Welcome Amy to the blog, y'all. She's beautiful inside and out and her writing has been a constant and perfectly timed inspiration to me for many years. First as a side-line admirer and now as a real life friend. I'm so thrilled to get to share her gifts with you.
It's been another unproductive quarantine day. (I think I've stumbled on a theme...) A long list of home improvement and organizational projects, not to mention all the family fun ones, runs through my mind every morning, accompanied by all the best intentions. By nightfall they are a dim, albeit happy, shadow that somehow never came into focus. Oh, a few regular chores have gotten done and I've managed to make a pretty good dinner that my family consumed together. That's all I've got to show for my day. Well, that and an impressive amount of time on social media.
As long as we're on the topic of social media, let's talk about a trend I see developing. It involves moms. Mostly I've seen it from the young moms, but we older moms certainly aren't immune. There are a lot of posts about the things moms are doing to maintain some sort of normalcy for their child(ren). Only, the normalcy they think they're supposed to maintain and the normalcy that's emerging are two different things. And, I'm afraid they think the disparity between the two indicates they're failing in some way.
Which is why I began by noting I've had another unproductive day. Because I want to be clear about the (very imperfect) place I'm standing as I make these observations.
Let me give you an example . . . a young mom I know posted about the time she and her preschool aged son spent that day watching some heavy equipment operate in their neighborhood. They spent what I would say was a long time (almost an hour and a half) watching the equipment work before going home to a dinner of takeout. My response to her was this: "Best. Mom. Ever." Because she is awesome and humble, her reply was that my description felt like "a stretch" but she'd take "'Adapting As Best I Can and Enjoying What I Can' Mom." To which I replied "But don't you know yet? That's the same thing."
Read that again. "Adapting As Best I Can and Enjoying What I Can" Mom is the same as Best. Mom. Ever.

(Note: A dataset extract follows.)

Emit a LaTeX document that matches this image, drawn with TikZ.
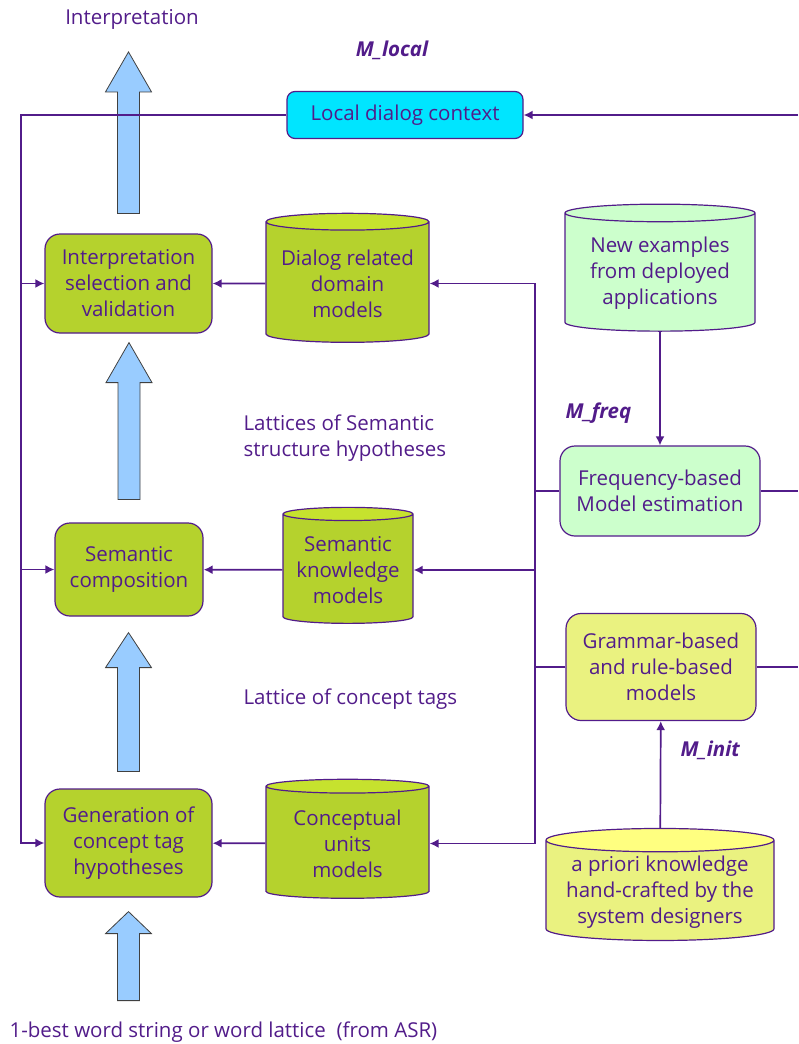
\documentclass[tikz,border=0pt]{standalone}
\usepackage{fontspec}
\setmainfont{Open Sans}
\usepackage{tikz}
\usetikzlibrary{shapes,arrows.meta,positioning,calc}
\usepackage{xcolor}
\definecolor{ink}{RGB}{82,28,138}
\definecolor{olive}{RGB}{181,210,45}
\definecolor{olivetop}{RGB}{198,226,46}
\definecolor{cyanbox}{RGB}{0,229,255}
\definecolor{mint}{RGB}{204,255,204}
\definecolor{lemon}{RGB}{234,242,128}
\definecolor{lemontop}{RGB}{255,255,128}
\definecolor{sky}{RGB}{153,204,255}
\newcommand{\boxfont}{\fontsize{20.5}{26}\selectfont}
\tikzstyle{procbox} = [rectangle, rounded corners=15pt, draw=ink, line width=1.2pt, text=ink, align=center, font=\boxfont, fill=olive]
\tikzstyle{store} = [cylinder, shape border rotate=90, aspect=0.12, draw=ink, line width=1.2pt, text=ink, align=center, font=\boxfont, cylinder uses custom fill, cylinder body fill=olive, cylinder end fill=olivetop]
\tikzstyle{plaintext} = [text=ink, font=\boxfont, align=left]
\tikzstyle{model} = [text=ink, font=\boxfont\bfseries\itshape]
\tikzstyle{arrow} = [draw=ink, line width=1.7pt, ->, >={Latex[length=9pt,width=9pt]}]
\tikzstyle{link} = [draw=ink, line width=1.7pt]
\tikzstyle{bigarrow} = [fill=sky, draw=black!75, line width=0.8pt]
% block arrow pointing up: start, tip, head length
\newcommand{\blockup}[3]{\path[bigarrow] let \p1=#1, \p2=#2 in (\x1-11pt,\y1) -- (\x1-11pt,\y2-#3) -- (\x1-23pt,\y2-#3) -- (\x1,\y2) -- (\x1+23pt,\y2-#3) -- (\x1+11pt,\y2-#3) -- (\x1+11pt,\y1) -- cycle;}

\begin{document}
\begin{tikzpicture}[x=1pt, y=-1pt]
    \useasboundingbox (0,0) rectangle (798,1044);
    % Nodes
    \node (out) [plaintext] at (132,19) {Interpretation};
    \node (mlocal) [model] at (392,50) {M\_local};
    \node (ctx) [procbox, fill=cyanbox, rounded corners=8pt, minimum width=236pt, minimum height=47pt] at (405,115) {Local dialog context};
    \node (sel) [procbox, minimum width=167pt, minimum height=99pt] at (128.5,283.5) {Interpretation\\selection and\\validation};
    \node (dom) [store, minimum width=163pt, minimum height=129pt] at (347.5,283.5) {Dialog related\\domain\\models};
    \node (lat1) [plaintext, anchor=west] at (240,438) {Lattices of Semantic\\structure hypotheses};
    \node (comp) [procbox, minimum width=148pt, minimum height=93pt] at (129,569.5) {Semantic\\composition};
    \node (sem) [store, minimum width=130pt, minimum height=116pt] at (348,570) {Semantic\\knowledge\\models};
    \node (lat2) [plaintext, anchor=west] at (240,699) {Lattice of concept tags};
    \node (gen) [procbox, minimum width=167pt, minimum height=108pt] at (128.5,843) {Generation of\\concept tag\\hypotheses};
    \node (con) [store, minimum width=163pt, minimum height=119pt] at (347.5,843.5) {Conceptual\\units\\models};
    \node (asr) [plaintext, anchor=west] at (6,1032) {1-best word string or word lattice~~(from ASR)};
    \node (newex) [store, cylinder body fill=mint, cylinder end fill=mint, minimum width=190pt, minimum height=127pt] at (660,273.5) {New examples\\from deployed\\applications};
    \node (mfreq) [model, anchor=west] at (562,413) {M\_freq};
    \node (freq) [procbox, fill=mint, minimum width=200pt, minimum height=90pt] at (660,491) {Frequency-based\\Model estimation};
    \node (gram) [procbox, fill=lemon, minimum width=190pt, minimum height=107pt] at (661,667) {Grammar-based\\and rule-based\\models};
    \node (minit) [model, anchor=west] at (677,750) {M\_init};
    \node (apriori) [store, cylinder body fill=lemon, cylinder end fill=lemontop, minimum width=228pt, minimum height=112pt] at (660,892) {a priori knowledge\\hand-crafted by the\\system designers};
    \coordinate (lbus) at (21,0);
    \coordinate (rbus) at (535,0);
    \coordinate (edge) at (798,0);

    % Block arrows
    \blockup{($(sel.north)+(0,-20)$)}{($(ctx.north)+(0,-39)$)}{40pt}
    \blockup{($(comp.north)+(0,-23)$)}{($(sel.south)+(0,9)$)}{40pt}
    \blockup{($(gen.north)+(0,-17)$)}{($(comp.south)+(0,16)$)}{35pt}
    \blockup{($(gen.south)+(0,103)$)}{($(gen.south)+(0,14)$)}{22pt}

    % Arrows
    \draw [arrow] (ctx.west) -- (ctx.west -| lbus) |- (gen.west);
    \draw [arrow] (sel.west -| lbus) -- (sel.west);
    \draw [arrow] (comp.west -| lbus) -- (comp.west);
    \draw [arrow] (ctx.east -| edge) -- (ctx.east);
    \draw [arrow] (dom) -- (sel);
    \draw [arrow] (sem) -- (comp);
    \draw [arrow] (con) -- (gen);
    \draw [arrow] (dom.east -| rbus) -- (dom.east);
    \draw [arrow] (dom.east -| rbus) |- (con.east);
    \draw [arrow] (sem.east -| rbus) -- (sem.east);
    \draw [link] (freq.west) -- (freq.west -| rbus);
    \draw [link] (gram.west) -- (gram.west -| rbus);
    \draw [link] (freq.east) -- (freq.east -| edge);
    \draw [link] (gram.east) -- (gram.east -| edge);
    \draw [arrow] (newex) -- (freq);
    \draw [arrow] (apriori) -- (gram);
\end{tikzpicture}
\end{document}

No mom factored a pandemic into her 2020 plans. Not one. But here we are. Thrown into an uncertain and anxious reality, our worlds reduced to a much smaller amount of square footage with a much smaller cast of characters. We are having to navigate a staggering amount of change: social distancing and online learning; fear, grief, loss, and disappointment; almost literally having to be our child(ren)'s all in all on a daily basis. I have yet to talk to a mom (whether she is a mom of littles or teens) who isn't carrying around some degree of guilt for what they think they aren't doing for their child(ren) during this crazy time. Even the moms who seem to be laughing at themselves, secure in their belief that it's all going to work out in the end, are worried that there is something else they could be doing, something they're doing but shouldn't, or something they're just doing wrong. The ones who truly are taking this in stride are still worried about the effects this will have on their child(ren) in the months and years to come.

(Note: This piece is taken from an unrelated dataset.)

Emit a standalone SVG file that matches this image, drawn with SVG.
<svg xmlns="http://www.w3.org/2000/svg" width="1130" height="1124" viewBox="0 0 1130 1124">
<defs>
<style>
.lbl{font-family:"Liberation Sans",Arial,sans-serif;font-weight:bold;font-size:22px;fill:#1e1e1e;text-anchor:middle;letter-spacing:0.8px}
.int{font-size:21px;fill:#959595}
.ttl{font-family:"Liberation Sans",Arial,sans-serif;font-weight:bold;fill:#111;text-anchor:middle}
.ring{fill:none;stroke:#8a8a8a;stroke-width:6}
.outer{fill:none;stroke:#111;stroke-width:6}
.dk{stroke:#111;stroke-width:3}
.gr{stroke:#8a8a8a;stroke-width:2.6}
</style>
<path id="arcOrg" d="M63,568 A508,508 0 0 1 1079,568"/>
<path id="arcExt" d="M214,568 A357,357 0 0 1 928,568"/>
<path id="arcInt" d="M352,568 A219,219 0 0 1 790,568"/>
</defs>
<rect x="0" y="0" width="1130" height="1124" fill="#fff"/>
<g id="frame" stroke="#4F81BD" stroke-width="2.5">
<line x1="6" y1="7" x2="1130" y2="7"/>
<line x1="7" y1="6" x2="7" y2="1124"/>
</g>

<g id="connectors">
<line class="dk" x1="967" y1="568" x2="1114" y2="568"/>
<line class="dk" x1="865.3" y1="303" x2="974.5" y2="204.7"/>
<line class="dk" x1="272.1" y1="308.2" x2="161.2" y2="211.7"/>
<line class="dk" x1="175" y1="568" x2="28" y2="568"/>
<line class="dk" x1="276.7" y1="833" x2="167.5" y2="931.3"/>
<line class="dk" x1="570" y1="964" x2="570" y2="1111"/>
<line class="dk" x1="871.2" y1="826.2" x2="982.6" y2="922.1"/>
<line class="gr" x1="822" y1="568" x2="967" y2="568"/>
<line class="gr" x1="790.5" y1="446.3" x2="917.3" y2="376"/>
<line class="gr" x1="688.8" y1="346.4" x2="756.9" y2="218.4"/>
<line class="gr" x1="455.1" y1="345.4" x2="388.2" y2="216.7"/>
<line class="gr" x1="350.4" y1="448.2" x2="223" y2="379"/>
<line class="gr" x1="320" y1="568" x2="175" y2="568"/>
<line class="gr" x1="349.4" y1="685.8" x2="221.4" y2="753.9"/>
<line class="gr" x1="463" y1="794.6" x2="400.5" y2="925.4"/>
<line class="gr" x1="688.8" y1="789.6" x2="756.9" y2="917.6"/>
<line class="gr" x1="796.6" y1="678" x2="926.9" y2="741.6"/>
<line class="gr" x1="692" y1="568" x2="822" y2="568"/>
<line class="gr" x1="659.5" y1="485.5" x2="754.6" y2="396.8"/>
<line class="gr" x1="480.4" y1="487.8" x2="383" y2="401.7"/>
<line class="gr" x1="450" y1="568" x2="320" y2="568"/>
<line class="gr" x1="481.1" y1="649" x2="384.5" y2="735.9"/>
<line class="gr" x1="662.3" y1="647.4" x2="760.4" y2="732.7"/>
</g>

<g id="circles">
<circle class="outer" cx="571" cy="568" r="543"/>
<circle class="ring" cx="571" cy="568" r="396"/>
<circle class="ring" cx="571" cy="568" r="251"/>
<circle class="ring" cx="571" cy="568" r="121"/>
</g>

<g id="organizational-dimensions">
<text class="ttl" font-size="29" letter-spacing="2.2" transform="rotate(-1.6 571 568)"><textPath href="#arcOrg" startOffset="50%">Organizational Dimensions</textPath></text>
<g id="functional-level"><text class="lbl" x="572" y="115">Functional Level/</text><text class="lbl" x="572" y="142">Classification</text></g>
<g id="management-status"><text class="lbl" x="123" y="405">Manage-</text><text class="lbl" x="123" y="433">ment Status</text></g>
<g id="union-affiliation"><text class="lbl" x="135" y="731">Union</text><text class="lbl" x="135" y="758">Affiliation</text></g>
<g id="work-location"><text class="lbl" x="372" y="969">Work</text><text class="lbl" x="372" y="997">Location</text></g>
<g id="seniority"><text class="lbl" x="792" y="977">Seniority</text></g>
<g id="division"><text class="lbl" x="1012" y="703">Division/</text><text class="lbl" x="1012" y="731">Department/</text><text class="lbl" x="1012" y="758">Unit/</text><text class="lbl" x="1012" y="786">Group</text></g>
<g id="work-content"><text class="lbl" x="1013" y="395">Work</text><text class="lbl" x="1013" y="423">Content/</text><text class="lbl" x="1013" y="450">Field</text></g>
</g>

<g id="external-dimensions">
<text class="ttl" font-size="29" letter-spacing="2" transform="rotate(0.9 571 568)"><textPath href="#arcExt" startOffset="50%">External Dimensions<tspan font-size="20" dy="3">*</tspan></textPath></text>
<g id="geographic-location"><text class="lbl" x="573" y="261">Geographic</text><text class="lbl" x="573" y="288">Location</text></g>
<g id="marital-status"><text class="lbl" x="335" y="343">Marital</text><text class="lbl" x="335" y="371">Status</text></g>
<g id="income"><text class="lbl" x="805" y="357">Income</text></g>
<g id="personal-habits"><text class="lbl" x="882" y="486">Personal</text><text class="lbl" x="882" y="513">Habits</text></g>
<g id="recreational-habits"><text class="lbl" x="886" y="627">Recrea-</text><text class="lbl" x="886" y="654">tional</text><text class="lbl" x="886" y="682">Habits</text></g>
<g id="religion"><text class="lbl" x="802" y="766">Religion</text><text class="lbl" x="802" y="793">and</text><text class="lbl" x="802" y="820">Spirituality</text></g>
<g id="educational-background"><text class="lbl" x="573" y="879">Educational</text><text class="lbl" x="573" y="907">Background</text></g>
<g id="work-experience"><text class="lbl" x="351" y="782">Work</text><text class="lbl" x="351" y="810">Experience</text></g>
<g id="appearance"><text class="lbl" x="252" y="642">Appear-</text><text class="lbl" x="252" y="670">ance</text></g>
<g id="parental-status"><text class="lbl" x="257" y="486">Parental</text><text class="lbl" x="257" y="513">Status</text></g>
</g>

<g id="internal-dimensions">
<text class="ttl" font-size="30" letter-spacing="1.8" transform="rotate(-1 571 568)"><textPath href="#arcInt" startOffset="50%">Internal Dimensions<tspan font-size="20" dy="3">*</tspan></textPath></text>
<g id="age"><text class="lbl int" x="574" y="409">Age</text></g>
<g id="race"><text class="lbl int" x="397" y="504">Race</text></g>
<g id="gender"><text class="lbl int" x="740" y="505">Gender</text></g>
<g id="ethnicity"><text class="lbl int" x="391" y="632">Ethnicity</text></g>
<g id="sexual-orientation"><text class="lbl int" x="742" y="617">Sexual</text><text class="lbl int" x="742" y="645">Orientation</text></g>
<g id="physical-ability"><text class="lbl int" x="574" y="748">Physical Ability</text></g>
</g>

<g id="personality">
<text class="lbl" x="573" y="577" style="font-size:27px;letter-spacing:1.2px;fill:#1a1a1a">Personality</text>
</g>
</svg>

Moms, I understand. I hear you. But, I also see you. I see all the things you are doing for and with your child(ren). Things that are way outside your comfort zone, exhausting, and/or plain old monotonous and boring. I see you keeping your households together and secure, as well as hustling to keep a business going or otherwise maintain your career, all the while being a constant for your family. You're persevering in the face of your (not insubstantial) fears, keeping the established routines you can, and making the necessary changes that seem to be happening to everything else more palatable. You are, to be concise, being the best. moms. ever.
The best mom is the one who perseveres, loving and nurturing, while doing her best to provide solid ground beneath her child(ren)'s feet. The best mom adapts, recognizing the importance of enjoying what she can with her child(ren), and gives herself grace on the rest. Sadly, the best mom hardly ever recognizes just how well she's adapting or how much grace she needs to give herself. Which is why she worries, why she carries guilt, and why she's posting on social media about all the things she thinks she lacks.
Can you stop for a minute and take one getting older mom's word for it? I see you. You are doing your best. In fact, you are killing it. You are the best. mom. ever.